Pupils will be more confident using two of these three: maps/atlases, globes and digital/computer mapping to locate countries and describe features studied. Pupils are beginning to use eight points of a compass, four-figure grid references and are more confident with symbols and keys, including the use of Ordnance Survey Maps, where they can explain why a key is needed and how to determine the symbols on them. Pupils ask and respond to questions and offer their own ideas, extending to satellite images, aerial photographs or other stimuli.   They can investigate places and themes at more than one scale, collecting and recording evidence with some aid. They are able to analyse evidence and draw conclusions e.g. make comparisons between locations photos/pictures/ maps. Pupils can make a map of a short route they have experienced, with features in the correct order and can make a simple scale drawing of a designated area.  They can match boundaries e.g. find the same boundary of a county on different scale maps.

 

Year 5

Pupils can confidently use two of these three: maps/atlases, globes and digital/ computer mapping to locate countries and describe features studied, accurately comparing the similarities and differences in different media. Pupils can use most of the eight points of a compass, and use four figure grid references confidently and six figures more accurately and interpret symbols and keys (including the use of Ordnance Survey Maps).
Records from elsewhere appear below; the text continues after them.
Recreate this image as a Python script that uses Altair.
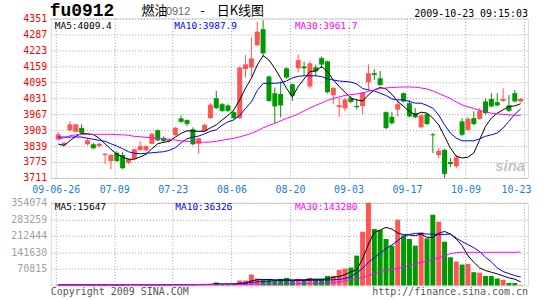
import altair as alt
import pandas as pd

# ---------------- data ----------------
dates = ["06-26","06-29","06-30","07-01","07-02","07-03","07-06","07-07","07-08","07-09",
         "07-10","07-13","07-14","07-15","07-16","07-17","07-20","07-21","07-22","07-23",
         "07-24","07-27","07-28","07-29","07-30","07-31","08-03","08-04","08-05","08-06",
         "08-07","08-10","08-11","08-12","08-13","08-14","08-17","08-18","08-19","08-20",
         "08-21","08-24","08-25","08-26","08-27","08-28","08-31","09-01","09-02","09-03",
         "09-04","09-07","09-08","09-09","09-10","09-11","09-14","09-15","09-16","09-17",
         "09-18","09-21","09-22","09-23","09-24","09-25","09-28","09-29","09-30","10-09",
         "10-12","10-13","10-14","10-15","10-16","10-19","10-20","10-21","10-22","10-23"]

opens = [3866,3843,3902,3896,3912,3846,3846,3839,3803,3779,
         3812,3803,3772,3788,3823,3822,3848,3902,3872,3859,
         3883,3950,3943,3906,3848,3900,3951,4031,4007,4002,
         3975,3951,4148,4154,4244,4308,4118,4051,4048,4151,
         4087,4151,4158,4078,4155,4192,4179,4043,3995,3990,
         4032,4000,3999,4095,4131,4111,3975,3956,3985,4051,
         4011,3971,3914,3967,3886,3802,3824,3775,3758,3938,
         3904,3951,3948,4018,4028,4015,4020,4002,4051,4018]

closes = [3886,3852,3926,3926,3892,3862,3830,3848,3808,3803,
          3779,3750,3786,3826,3839,3839,3888,3862,3859,3866,
          3912,3936,3928,3846,3870,3924,4005,3991,3980,3980,
          3951,4154,4167,4191,4298,4211,4020,3998,4002,4114,
          4042,4184,4151,4171,4139,4166,4055,4072,4003,4026,
          4016,3995,4052,4131,4124,4084,3911,3931,4007,4018,
          3958,3954,3962,3927,3882,3820,3727,3767,3794,3884,
          3948,3927,3980,3971,3998,4002,4028,3980,4018,4028]

highs = [3896,3856,3939,3928,3926,3872,3852,3852,3810,3806,
         3818,3815,3790,3830,3859,3842,3892,3906,3878,3868,
         3916,3962,3946,3914,3872,3928,4011,4060,4012,4006,
         3980,4158,4204,4274,4338,4344,4122,4074,4098,4155,
         4090,4207,4178,4180,4166,4199,4182,4076,4032,4030,
         4040,4026,4056,4167,4148,4140,3978,3975,4020,4054,
         4024,3991,3966,3971,3891,3831,3828,3791,3804,3951,
         3956,3978,3991,4031,4051,4051,4071,4044,4064,4032]

lows = [3859,3838,3898,3894,3888,3842,3826,3832,3766,3746,
        3775,3746,3766,3784,3820,3818,3846,3858,3855,3856,
        3880,3932,3918,3842,3808,3896,3948,3988,3975,3976,
        3946,3948,4114,4118,4240,4198,4016,3931,3954,4110,
        4020,4135,4122,4070,4119,4152,4050,4006,3955,3979,
        4010,3986,3966,4064,4104,4080,3906,3924,3958,4014,
        3954,3950,3910,3922,3811,3790,3711,3755,3751,3878,
        3900,3922,3944,3966,3994,3998,4016,3976,4014,4014]

ma5 = [3847,3841,3860,3878,3890,3888,3885,3870,3848,3826,
       3806,3795,3786,3786,3795,3806,3828,3848,3854,3858,
       3875,3890,3900,3899,3898,3898,3912,3924,3944,3962,
       3984,4024,4071,4111,4164,4202,4184,4151,4111,4071,
       4036,4078,4108,4138,4140,4158,4138,4104,4078,4055,
       4031,4024,4020,4044,4064,4074,4068,4047,4018,3998,
       3978,3964,3975,3971,3951,3924,3878,3831,3798,3791,
       3794,3811,3864,3918,3951,3971,3984,3998,4000,4009]

ma10 = [3875,3875,3875,3875,3875,3870,3866,3862,3858,3848,
        3839,3828,3816,3810,3808,3810,3812,3814,3816,3822,
        3832,3852,3868,3875,3879,3888,3898,3904,3922,3936,
        3944,3962,3990,4016,4062,4090,4091,4091,4093,4100,
        4112,4119,4121,4121,4121,4118,4108,4104,4100,4098,
        4096,4088,4070,4064,4060,4051,4042,4028,4024,4024,
        4018,4011,4011,4002,3991,3964,3924,3891,3871,3860,
        3860,3860,3868,3878,3884,3891,3911,3938,3966,3988]

ma30 = [3866,3872,3880,3884,3886,3886,3886,3886,3886,3886,
        3885,3884,3882,3878,3876,3874,3872,3870,3867,3866,
        3863,3860,3858,3855,3854,3854,3855,3858,3862,3866,
        3870,3876,3882,3890,3900,3912,3922,3930,3940,3950,
        3958,3968,3980,3992,4002,4012,4022,4030,4036,4042,
        4045,4048,4052,4058,4064,4070,4072,4074,4075,4076,
        4076,4075,4072,4068,4060,4050,4040,4030,4016,4004,
        3996,3990,3982,3976,3971,3968,3966,3964,3963,3962]

volumes = [3000,2500,3500,3000,4000,2500,3000,2500,3000,3500,
           4500,5000,3000,3500,3000,2500,3500,4500,4000,3000,
           3500,4500,4500,5000,4000,5500,7100,12800,4000,4500,
           5000,21300,21300,46900,30000,24200,24200,24200,28400,32700,
           21000,28400,24200,32700,28400,28400,41200,41200,66800,72500,
           76800,128000,230400,354074,241700,237500,199100,170600,281600,213300,
           199100,170600,227500,201900,302900,273000,187700,120900,102400,89600,
           92000,57000,55000,40500,40500,30000,24000,11000,10500,2700]

vol_ma5 = [3000,2900,3000,3100,3200,3100,3200,3000,3000,3200,
           3300,3700,3800,3900,3800,3500,3100,3400,3500,3500,
           3700,3900,3900,4100,4200,4700,5000,6800,7000,7000,
           7100,9500,11300,19700,24500,26000,26000,24200,24200,24200,
           24200,24200,24200,27000,27000,27000,28400,35500,38400,46900,
           58300,66800,113800,177800,227500,237500,248900,241700,224700,217600,
           216100,213300,220400,206200,206200,223300,231800,220400,199100,170600,
           128000,99500,75400,64000,56900,49800,41200,32700,27000,15647]

vol_ma10 = [3200,3200,3200,3200,3300,3200,3200,3200,3200,3300,
            3300,3300,3400,3400,3400,3400,3400,3500,3500,3500,
            3500,3600,3700,3800,3900,4000,4300,5100,5300,5400,
            5800,7100,8900,12900,15000,17500,18500,21300,21300,21300,
            21300,21300,21800,22200,22700,23200,23700,24200,26500,30000,
            38400,52600,73900,99500,119400,137900,157800,173500,192000,211900,
            219000,223300,223300,220400,220400,217600,219000,220400,203300,187700,
            174900,162100,145000,120900,101000,75400,59700,51200,42700,36326]

vol_ma30 = [2900,2900,2900,2900,2900,3000,3000,3000,3000,3000,
            3000,3100,3100,3100,3100,3100,3200,3200,3200,3200,
            3300,3300,3300,3400,3400,3500,3600,3900,3900,4000,
            4100,4400,4800,5200,5500,5700,5900,6000,6300,6600,
            7000,7300,7600,8000,8600,9300,10000,12800,15600,19900,
            25600,29900,34100,42700,49800,58300,65400,69700,73900,79600,
            85300,92400,99500,105200,110900,118000,126600,136500,140800,142200,
            142200,142200,142200,142200,142200,142200,142200,142200,142200,143280]

x_tick_labels = ["09-06-26","07-09","07-23","08-06","08-20","09-03","09-17","10-09","10-23"]
price_ticks = [3711,3775,3839,3903,3967,4031,4095,4159,4223,4287,4351]
volume_ticks = [70815,141630,212444,283259,354074]

symbol = "fu0912"
title_parts = ["燃油", "0912", "-", "日K线图"]
timestamp = "2009-10-23 09:15:03"
price_ma_labels = ["MA5:4009.4", "MA10:3987.9", "MA30:3961.7"]
volume_ma_labels = ["MA5:15647", "MA10:36326", "MA30:143280"]
footer_left = "Copyright 2009 SINA.COM"
footer_right = "http://finance.sina.com.cn"
watermark = "sina"

# ---------------- styling ----------------
RED = "#FF5555"
GREEN = "#009900"
GRID = "#A0A0A0"
MONO = "DejaVu Sans Mono"
LINE_COLORS = ["#000000", "#0000FF", "#FF00FF"]

n = len(dates)
df = pd.DataFrame({
    "i": list(range(n)), "date": dates,
    "open": opens, "high": highs, "low": lows, "close": closes,
    "volume": volumes,
    "ma5": ma5, "ma10": ma10, "ma30": ma30,
    "vma5": vol_ma5, "vma10": vol_ma10, "vma30": vol_ma30,
})

PW, PH, VH = 479, 160, 83
D0 = -2.5 / 6
D1 = D0 + PW / 6
grid_vals = [D0 + 10 * k for k in range(len(x_tick_labels))]
label_expr = "[" + ",".join("'%s'" % s for s in x_tick_labels) + "][round((datum.value - (%f)) / 10)]" % D0

xscale = alt.Scale(domain=[D0, D1], nice=False, zero=False)
x_axis_main = alt.Axis(values=grid_vals, labelExpr=label_expr, title=None, grid=True,
                       gridColor=GRID, gridDash=[1, 2], ticks=False, domain=False,
                       labelFlush=False, labelOverlap=False, labelColor="#1A7FD0",
                       labelFont=MONO, labelFontSize=10, labelPadding=7,
                       labelOffset={"condition": {"test": "datum.value > 79", "value": -8}, "value": 0})
x_axis_vol = alt.Axis(values=grid_vals, title=None, grid=True, gridColor=GRID, gridDash=[1, 2],
                      ticks=False, domain=False, labels=False)

yscale = alt.Scale(domain=[price_ticks[0], price_ticks[-1]], nice=False, zero=False)
y_axis = alt.Axis(values=price_ticks, format="d", title=None, grid=True, gridColor=GRID,
                  gridDash=[1, 2], ticks=False, domain=False, labelColor="#FF0000",
                  labelFont=MONO, labelFontSize=10, labelPadding=4, labelOverlap=False)
vscale = alt.Scale(domain=[0, volume_ticks[-1]], nice=False, zero=True)
v_axis = alt.Axis(values=volume_ticks, format="d", title=None, grid=True, gridColor=GRID,
                  gridDash=[1, 2], ticks=False, domain=False, labelColor="#A0A0A0",
                  labelFont=MONO, labelFontSize=10, labelPadding=4, labelOverlap=False)

XM = alt.X("i:Q", scale=xscale, axis=x_axis_main)
XV = alt.X("i:Q", scale=xscale, axis=x_axis_vol)
updown = alt.condition("datum.close > datum.open", alt.value(RED), alt.value(GREEN))
cscale = alt.Scale(domain=["ma5", "ma10", "ma30", "vma5", "vma10", "vma30"],
                   range=LINE_COLORS + LINE_COLORS)

def txt(s, x, y, color="#000000", size=10, font=MONO, align="left", baseline="alphabetic", **kw):
    return alt.Chart(pd.DataFrame({"t": [s]})).mark_text(
        align=align, baseline=baseline, font=font, fontSize=size, color=color, **kw
    ).encode(text="t:N", x=alt.value(x), y=alt.value(y))

base = alt.Chart(df)
wick = base.mark_rule(strokeWidth=1).encode(
    x=XM, y=alt.Y("low:Q", scale=yscale, axis=y_axis), y2="high:Q", color=updown)
body = base.mark_bar(size=5).encode(
    x=XM, y=alt.Y("open:Q", scale=yscale, axis=y_axis), y2="close:Q", color=updown)
ma_lines = base.transform_fold(["ma5", "ma10", "ma30"], as_=["k", "v"]).mark_line(
    strokeWidth=1).encode(x=XM, y=alt.Y("v:Q", scale=yscale, axis=y_axis),
                          color=alt.Color("k:N", scale=cscale, legend=None))

# invisible frame that fixes the page bounds to the window
frame = alt.Chart(pd.DataFrame({"z": [0]})).mark_rule(strokeOpacity=0, opacity=0).encode(
    x=alt.value(-50), x2=alt.value(495), y=alt.value(-17), y2=alt.value(283))

main = alt.layer(
    wick, body, ma_lines,
    txt(watermark, 446, 153, color="#C4C4C4", size=15, font="Liberation Sans",
        fontStyle="italic", fontWeight="bold"),
    txt(price_ma_labels[0], 4, 10.5, LINE_COLORS[0], 9.5),
    txt(price_ma_labels[1], 124, 10.5, LINE_COLORS[1], 9.5),
    txt(price_ma_labels[2], 245, 10.5, LINE_COLORS[2], 9.5),
    txt(symbol, -1, -2.5, "#000000", 18, "Liberation Mono", fontWeight="bold"),
    txt(title_parts[0], 91, -3.3, "#000000", 13, "Noto Sans CJK SC"),
    txt(title_parts[1], 115.5, -3.6, "#666666", 11, "Liberation Sans"),
    txt(title_parts[2], 150, -3.6, "#000000", 13, "Noto Sans CJK SC"),
    txt(title_parts[3], 166.5, -3.3, "#000000", 13, "Noto Sans CJK SC"),
    txt(timestamp, 479, -1.3, "#000000", 10, align="right"),
    frame,
).properties(width=PW, height=PH)

vbars = base.mark_bar(size=5).encode(
    x=XV, y=alt.Y("volume:Q", scale=vscale, axis=v_axis), color=updown)
v_lines = base.transform_fold(["vma5", "vma10", "vma30"], as_=["k", "v"]).mark_line(
    strokeWidth=1).encode(x=XV, y=alt.Y("v:Q", scale=vscale, axis=v_axis),
                          color=alt.Color("k:N", scale=cscale, legend=None))

vol = alt.layer(
    vbars, v_lines,
    txt(volume_ma_labels[0], 4, 7.5, LINE_COLORS[0], 9.5),
    txt(volume_ma_labels[1], 125, 7.5, LINE_COLORS[1], 9.5),
    txt(volume_ma_labels[2], 245, 7.5, LINE_COLORS[2], 9.5),
    txt(footer_left, 0, 93, "#555555", 10),
    txt(footer_right, 479, 93, "#555555", 10, align="right"),
).properties(width=PW, height=VH)

chart = alt.vconcat(main, vol, spacing=25, bounds="flush").properties(
    padding=0, autosize=alt.AutoSizeParams(type="pad")
).configure_view(stroke="#A0A0A0", strokeWidth=1).configure(background="#FFFFFF")

chart.save("out.html", embed_options={"renderer": "svg", "actions": False})
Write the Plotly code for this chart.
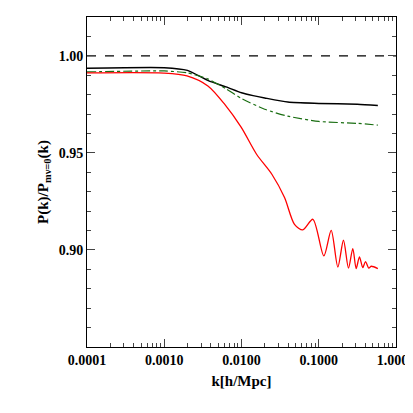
import plotly.graph_objects as go

log_k_red = [-4, -3.004, -2.706, -2.435, -2.219, -2.003, -1.805, -1.607, -1.443, -1.314, -1.206, -1.076,
             -0.934, -0.839, -0.753, -0.680, -0.615, -0.559, -0.516, -0.473, -0.430, -0.395, -0.352, -0.322, -0.235]
red = [0.9912, 0.9911, 0.9897, 0.9845, 0.9751, 0.9631, 0.9493, 0.9390, 0.9270, 0.9132, 0.9103, 0.9158,
       0.8969, 0.9101, 0.8912, 0.9050, 0.8906, 0.9007, 0.8904, 0.8964, 0.8909, 0.8940, 0.8906, 0.8916, 0.8904]
log_k_black = [-4, -3, -2.7, -2.43, -2.2, -2, -1.85, -1.7, -1.4, -1, -0.5, -0.235]
black = [0.9936, 0.9939, 0.9925, 0.9872, 0.9840, 0.9810, 0.9795, 0.9783, 0.9762, 0.9755, 0.9750, 0.9744]
log_k_green = [-4, -3, -2.7, -2.43, -2.2, -2, -1.7, -1.4, -1, -0.5, -0.235]
green = [0.9917, 0.9922, 0.9912, 0.9880, 0.9830, 0.9780, 0.9725, 0.9689, 0.9662, 0.9652, 0.9643]

tickvals = [0.0001, 0.001, 0.01, 0.1, 1.0]
ticktext = ["0.0001", "0.0010", "0.0100", "0.1000", "1.0000"]
minor_x = [m * d for d in [0.0001, 0.001, 0.01, 0.1] for m in range(2, 10)]

def k(lst):
    return [10 ** v for v in lst]

fig = go.Figure()
fig.add_trace(go.Scatter(x=[0.0001, 1.0], y=[1.0, 1.0], mode="lines",
                         line=dict(color="black", width=1.2, dash="dash")))
fig.add_trace(go.Scatter(x=k(log_k_black), y=black, mode="lines",
                         line=dict(color="black", width=1.5, shape="spline", smoothing=0.6)))
fig.add_trace(go.Scatter(x=k(log_k_green), y=green, mode="lines",
                         line=dict(color="#1a6e12", width=1.2, dash="dashdot", shape="spline", smoothing=0.6)))
fig.add_trace(go.Scatter(x=k(log_k_red), y=red, mode="lines",
                         line=dict(color="red", width=1.3, shape="spline", smoothing=0.8)))

font = dict(family="Liberation Serif", size=15, color="black")
tfont = dict(family="Liberation Serif", size=14, color="black", weight="bold")
fig.update_layout(
    width=413, height=413, showlegend=False,
    paper_bgcolor="white", plot_bgcolor="white",
    margin=dict(l=79, r=25, t=9, b=74),
    font=font,
    xaxis=dict(type="log", range=[-4, 0], tickvals=tickvals, ticktext=ticktext,
               ticks="inside", ticklen=8, mirror="allticks", showline=True, linecolor="black",
               showgrid=False, zeroline=False, automargin=False,
               minor=dict(ticks="inside", ticklen=4, tickvals=minor_x, showgrid=False),
               tickfont=tfont,
               title=dict(text="<b>k[h/Mpc]</b>", font=font, standoff=8)),
    yaxis=dict(range=[0.85, 1.02], tickvals=[0.90, 0.95, 1.00], ticktext=["0.90", "0.95", "1.00"],
               ticks="inside", ticklen=8, mirror="allticks", showline=True, linecolor="black",
               showgrid=False, zeroline=False, automargin=False,
               minor=dict(ticks="inside", ticklen=4, dtick=0.01, showgrid=False),
               tickfont=tfont,
               title=dict(text="<b>P(k)/P<sub>mν=0</sub>(k)</b>", font=font, standoff=6)),
)
fig.write_html("out.html")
Pupils can ask and respond to questions and offer their own ideas, extending to satellite images, aerial photographs or other stimuli.   They can investigate places and themes at more than one scale, collecting and recording evidence with some aid. They are able to analyse evidence and draw conclusions e.g. make comparisons between locations photos/pictures/ maps. Pupils can use fieldwork to observe, measure, record and present the human and physical features in the local area using some of these methods: sketch maps, plans and graphs, and digital technologies.  They make accurate comparisons between local and distant places, using primary and secondary sources of information.  They are able to compare maps with aerial photographs and select a map for a specific purpose. e.g. Picking an atlas to find Taiwan or an OS map to find a local village.   They are beginning to use atlases to find out about other features of places. e.g.  find wettest part of the world. and can make measurements on maps and use different scales accurately.

 

Year 6

 

Pupils can confidently use maps, atlases, globes and digital/computer mapping to locate countries and describe features studied at a range of scales, using these to measure distance.  Pupils can confidently use the eight points of a compass, four and six figure grid references, symbols and key including the use of Ordnance Survey Maps.  Pupils can use fieldwork to answer their own geographical questions and observe, measure, record and present the human and physical features in the local area using a range of methods, including sketch maps, plans and graphs, and digital technologies.  They are able to compare land use, look at patterns in temperature etc. and explain reasons behind the differences. Pupils can draw a variety of thematic maps based on their own data and are beginning to draw plans of increasing complexity.  They can follow a short route on an OS map and describe and accurately locate features shown on them.    They are able to locate places on a world map and use atlases to find out about other features of places e.g. mountain regions and weather patterns.

 

As they transition to secondary school, pupils are able to transfer their understanding to the KS3 curriculum requirements.